Ganagana also said that the Amnesty Office had also signed General Memorandum of Understanding (GMoU) with various institutions like the Petroleum Training Institute (PTI), who will send their lecturers the various training centres to train the amnesty beneficiaries.
He added that all training programmes had been institutionalized, adding that the office will no longer send their beneficiaries to individuals for training.
“We have a large number of beneficiaries that have been left untrained. What the new coordinator is doing is that he is building more training centers and activating two other training centres that have been completed by previous administration, but left to fallow.
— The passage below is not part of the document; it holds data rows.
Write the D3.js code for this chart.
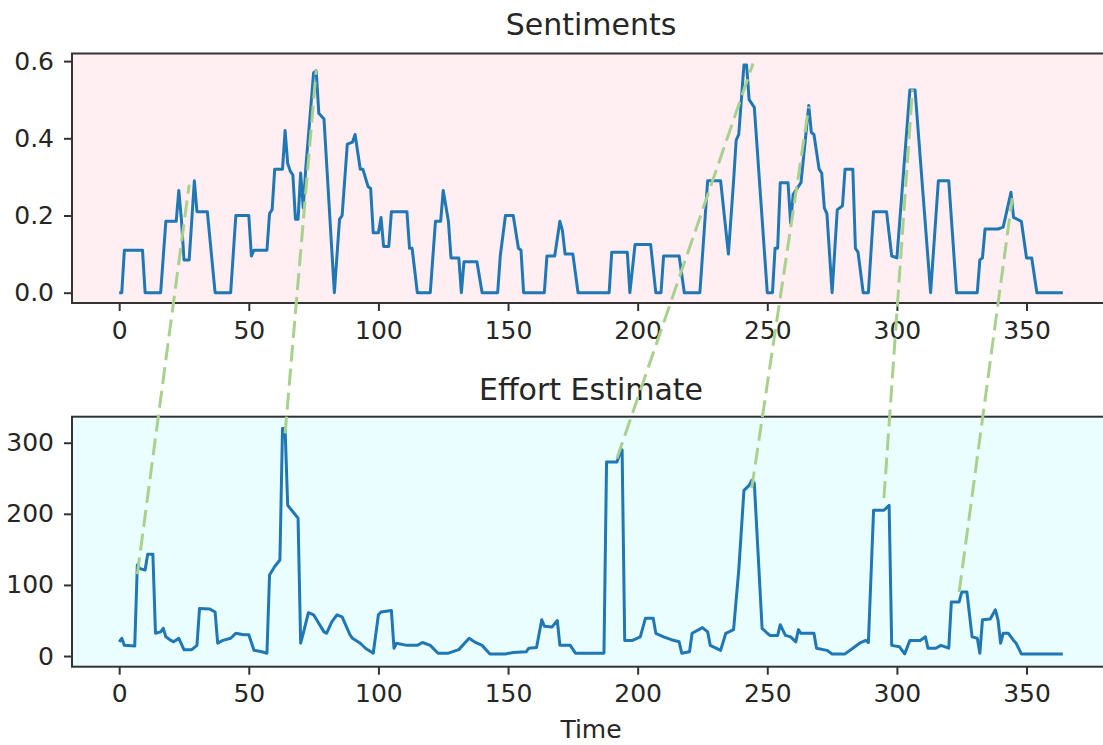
<!DOCTYPE html>
<html>
<head>
<meta charset="utf-8">
<script src="https://cdn.jsdelivr.net/npm/d3@7"></script>
<style>
  html, body { margin: 0; padding: 0; background: #ffffff; }
  svg { display: block; }
  text { font-family: "DejaVu Sans", sans-serif; fill: #262626; }
</style>
</head>
<body>
<svg id="chart" width="1103" height="745"></svg>
<script>
// ---- Sentiment series (day, score) ----
const sentimentDays = [0,1,2,9,10,16,18,22,23,24,25,27,29,30,34,37,43,45,50,51,52,57,58,59,60,63,64,65,66,67,68,69,70,71,72,75,76,77,79,83,85,86,88,90,91,93,94,96,97,98,100,101,102,104,105,111,112,113,115,120,122,124,125,127,128,131,132,133,138,140,146,147,149,152,154,155,156,164,165,168,170,171,172,175,177,189,190,196,197,199,205,207,209,210,216,218,224,227,232,235,237,238,239,241,242,243,245,250,252,253,254,255,258,259,260,263,266,267,268,270,271,272,273,275,277,279,280,283,284,285,287,289,291,296,298,300,305,307,313,316,320,323,331,332,333,334,339,341,344,345,348,350,352,354,364];
const sentimentValues = [0,0,0.11,0.11,0,0,0.185,0.185,0.265,0.19,0.085,0.085,0.29,0.21,0.21,0,0,0.2,0.2,0.095,0.11,0.11,0.205,0.215,0.32,0.32,0.42,0.335,0.315,0.305,0.19,0.19,0.31,0.22,0.325,0.57,0.575,0.465,0.45,0,0.19,0.2,0.385,0.39,0.41,0.32,0.32,0.275,0.27,0.155,0.155,0.195,0.12,0.12,0.21,0.21,0.115,0.115,0,0,0.185,0.185,0.265,0.185,0.09,0.09,0,0.08,0.08,0,0,0.095,0.2,0.2,0.115,0.11,0,0,0.095,0.095,0.185,0.16,0.1,0.1,0,0,0.105,0.105,0,0.125,0.125,0,0,0.095,0.095,0,0,0.29,0.29,0.1,0.29,0.395,0.41,0.59,0.59,0.5,0.48,0,0,0.115,0.115,0.285,0.285,0.18,0.255,0.285,0.485,0.415,0.41,0.32,0.31,0.22,0.205,0,0.215,0.225,0.32,0.32,0.115,0.105,0,0,0.21,0.21,0.095,0.09,0.525,0.525,0,0.29,0.29,0,0,0.085,0.09,0.165,0.165,0.17,0.26,0.195,0.185,0.09,0.09,0,0];

// ---- Effort estimate series (day, effort) ----
const effortDays = [0,1,2,6,7,8,10,11,13,14,16,17,18,20,21,23,25,28,30,31,35,37,38,40,43,45,48,50,52,55,57,58,59,60,62,63,64,65,67,69,70,71,73,75,79,80,82,84,86,89,90,93,95,98,100,101,105,106,107,111,115,117,120,123,127,131,135,137,140,143,149,152,157,158,161,163,164,167,169,170,174,176,187,188,192,193,194,195,198,201,203,206,207,210,213,216,217,220,221,225,227,228,232,234,237,239,241,243,244,245,248,250,251,254,255,257,259,261,262,263,268,269,273,275,280,283,286,288,289,291,295,297,298,301,303,305,309,311,312,315,317,320,321,324,325,327,329,331,332,333,336,338,339,340,341,343,345,346,348,364];
const effortValues = [20,25,15,14,128,123,121,143,143,32,34,39,27,22,20,25,9,9,15,67,66,62,18,22,25,32,30,30,8,6,4,114,120,126,135,320,320,212,203,194,18,32,61,58,34,32,48,58,55,30,25,18,11,4,58,62,64,11,18,15,15,19,15,4,4,9,25,20,15,3,3,5,6,11,12,51,42,41,50,15,15,4,4,273,273,283,290,22,22,27,53,53,32,27,23,20,4,6,32,40,34,15,8,32,37,121,233,240,247,243,39,32,29,29,44,29,27,20,37,32,32,11,8,3,3,11,19,22,19,205,205,212,15,13,3,22,22,27,11,11,15,11,76,76,90,90,27,25,4,51,52,65,51,18,32,32,22,18,3,3];

// ---- Links between matching peaks: effort point -> sentiment point ----
const linkEffortDays = [7, 64, 192, 244, 295, 324];
const linkEffortValues = [115, 313, 278, 236, 222, 90];
const linkSentimentDays = [27, 76, 244.5, 266, 306, 344.5];
const linkSentimentValues = [0.28, 0.577, 0.594, 0.482, 0.527, 0.245];

// ---- Tick labels ----
const xTicks = [0, 50, 100, 150, 200, 250, 300, 350];
const sentimentTicks = [0, 0.2, 0.4, 0.6];
const effortTicks = [0, 100, 200, 300];

const svg = d3.select("#chart");
const W = 1103, H = 745;
svg.append("rect").attr("width", W).attr("height", H).attr("fill", "#ffffff");

// Axes boxes (right edge runs past the canvas)
const left = 72, right = 1110;
const topPanel = { top: 53.5, bottom: 303 };
const botPanel = { top: 416.7, bottom: 666.7 };

const x = d3.scaleLinear().domain([-18.2, 382.2]).range([left, right]);
const ySent = d3.scaleLinear().domain([-0.0267, 0.6197]).range([topPanel.bottom, topPanel.top]);
const yEff = d3.scaleLinear().domain([-15, 336.6]).range([botPanel.bottom, botPanel.top]);

const lineColor = "#1f77b4";
const spineColor = "#333333";
const tickFont = 25;

function panel(p, y, bg, days, values, yTicks, yFmt, title, titleBaseline) {
  const g = svg.append("g");
  g.append("rect")
    .attr("x", left).attr("y", p.top)
    .attr("width", right - left).attr("height", p.bottom - p.top)
    .attr("fill", bg);

  const clipId = "clip" + Math.round(p.top);
  svg.append("clipPath").attr("id", clipId)
    .append("rect").attr("x", left).attr("y", p.top)
    .attr("width", right - left).attr("height", p.bottom - p.top);

  const pts = days.map((d, i) => [d, values[i]]);
  g.append("path")
    .datum(pts)
    .attr("clip-path", `url(#${clipId})`)
    .attr("fill", "none")
    .attr("stroke", lineColor)
    .attr("stroke-width", 3)
    .attr("stroke-linejoin", "round")
    .attr("d", d3.line().x(d => x(d[0])).y(d => y(d[1])));

  // x axis
  const xAxis = g.append("g")
    .attr("transform", `translate(0,${p.bottom})`)
    .call(d3.axisBottom(x).tickValues(xTicks).tickSize(8).tickPadding(10).tickFormat(d3.format("d")));
  // y axis
  const yAxis = g.append("g")
    .attr("transform", `translate(${left},0)`)
    .call(d3.axisLeft(y).tickValues(yTicks).tickSize(8).tickPadding(10).tickFormat(yFmt));

  [xAxis, yAxis].forEach(a => {
    a.select(".domain").remove();
    a.selectAll(".tick line").attr("stroke", spineColor).attr("stroke-width", 2);
    a.selectAll(".tick text")
      .attr("fill", "#262626")
      .style("font-family", '"DejaVu Sans", sans-serif')
      .style("font-size", tickFont + "px");
  });

  // spines
  g.append("rect")
    .attr("x", left).attr("y", p.top)
    .attr("width", right - left).attr("height", p.bottom - p.top)
    .attr("fill", "none")
    .attr("stroke", spineColor)
    .attr("stroke-width", 2);

  g.append("text")
    .attr("x", (left + right) / 2)
    .attr("y", titleBaseline)
    .attr("text-anchor", "middle")
    .style("font-size", "30px")
    .text(title);
}

panel(topPanel, ySent, "#ffeef2", sentimentDays, sentimentValues,
      sentimentTicks, d3.format(".1f"), "Sentiments", 35);
panel(botPanel, yEff, "#ebfeff", effortDays, effortValues,
      effortTicks, d3.format("d"), "Effort Estimate", 400);

svg.append("text")
  .attr("x", 591)
  .attr("y", 738)
  .attr("text-anchor", "middle")
  .style("font-size", "25px")
  .text("Time");

// dashed connectors drawn over both panels
const links = linkEffortDays.map((d, i) => ({
  x1: x(d), y1: yEff(linkEffortValues[i]),
  x2: x(linkSentimentDays[i]), y2: ySent(linkSentimentValues[i])
}));
svg.append("g").selectAll("line")
  .data(links)
  .join("line")
  .attr("x1", d => d.x1).attr("y1", d => d.y1)
  .attr("x2", d => d.x2).attr("y2", d => d.y2)
  .attr("stroke", "#a9d18e")
  .attr("stroke-width", 3)
  .attr("stroke-dasharray", "17,7");
</script>
</body>
</html>
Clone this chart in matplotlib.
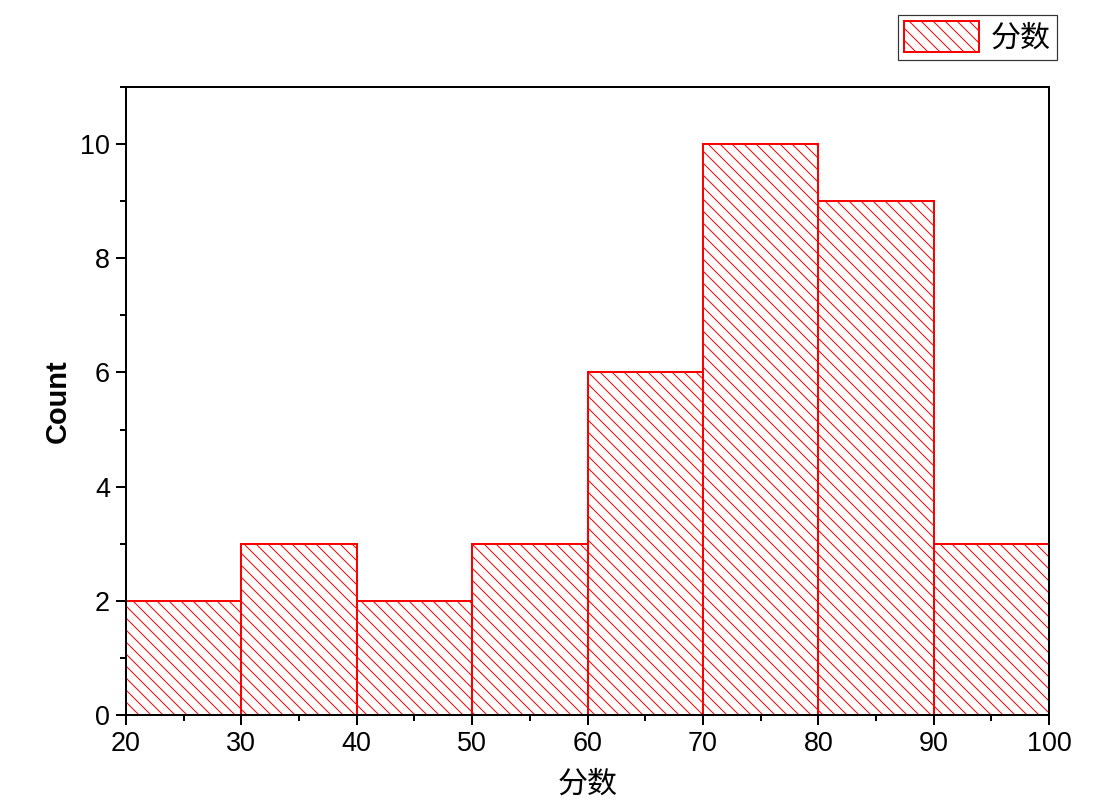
import matplotlib
matplotlib.use("Agg")
import matplotlib.pyplot as plt
from matplotlib.ticker import MultipleLocator

# histogram of scores (bin edges and counts)
bin_edges = [20, 30, 40, 50, 60, 70, 80, 90, 100]
counts = [2, 3, 2, 3, 6, 10, 9, 3]
x_label = "分数"
y_label = "Count"
legend_label = "分数"

DPI = 144
plt.rcParams["font.family"] = ["Liberation Sans", "Noto Sans CJK SC", "DejaVu Sans"]
plt.rcParams["hatch.linewidth"] = 0.5

fig = plt.figure(figsize=(1118 / DPI, 810 / DPI), dpi=DPI)
ax = fig.add_axes([126 / 1118, 1 - 715 / 810, (1049 - 126) / 1118, (715 - 87) / 810])

widths = [b - a for a, b in zip(bin_edges[:-1], bin_edges[1:])]
ax.bar(bin_edges[:-1], counts, width=widths, align="edge",
       facecolor="white", edgecolor="red", hatch="\\\\\\\\",
       linewidth=1.0, label=legend_label)

ax.set_xlim(20, 100)
ax.set_ylim(0, 11)
ax.xaxis.set_major_locator(MultipleLocator(10))
ax.xaxis.set_minor_locator(MultipleLocator(5))
ax.yaxis.set_major_locator(MultipleLocator(2))
ax.yaxis.set_minor_locator(MultipleLocator(1))

ax.tick_params(which="major", direction="out", length=5, width=1,
               labelsize=13.5, pad=3)
ax.tick_params(which="minor", direction="out", length=3, width=1)
for spine in ax.spines.values():
    spine.set_linewidth(1)

ax.set_xlabel(x_label, fontsize=15, family=["Noto Sans CJK SC"], labelpad=6)
ax.set_ylabel(y_label, fontsize=14.5, fontweight="bold", labelpad=4)

leg = fig.legend(loc="upper right", bbox_to_anchor=(1057 / 1118, 1 - 15 / 810),
                 prop={"family": ["Noto Sans CJK SC"], "size": 15},
                 frameon=True, fancybox=False, edgecolor="black",
                 handlelength=2.5, handleheight=1.2, borderpad=0.2,
                 handletextpad=0.4, borderaxespad=0)
leg.get_frame().set_linewidth(0.6)

fig.savefig("out.png", dpi=DPI)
“If you deploy people to some individuals, they may not train our people well. So the Coordinator is saying that we should partner institutions like PTI, to come to our training centres to train our beneficiaries,” Ganagana said.
He added that, in Ondo State, the Oil and Gas Vocational Training Centre, Agadagba, would soon be opened while the programme’s Power and Energy Vocational Centre in Bomadi, Delta State would commence operation in earnest.
Ganagana listed other training centres of the Amnesty Programme to include Maritime Vocational Training Centre at Ogwoama, Rivers State; Basic Skills Vocational Training Centre in Boro Town, Kaiama, Bayelsa State and Agricultural Vocational Training Centre in Gelegele, Edo State.
He said as at the time Dokubo, assumed office, 11, 297 ex-agitators were yet to be sent for training out of the over 30,000 delegates registered for the programme.
He further disclosed that 1,537 former agitators had graduated from institutions of learning abroad, while 207 others were currently studying various courses abroad.
Ganagana said between 2017 and this year, 2,633 Amnesty Programme students were studying in higher institutions in the country among whom 556 had graduated.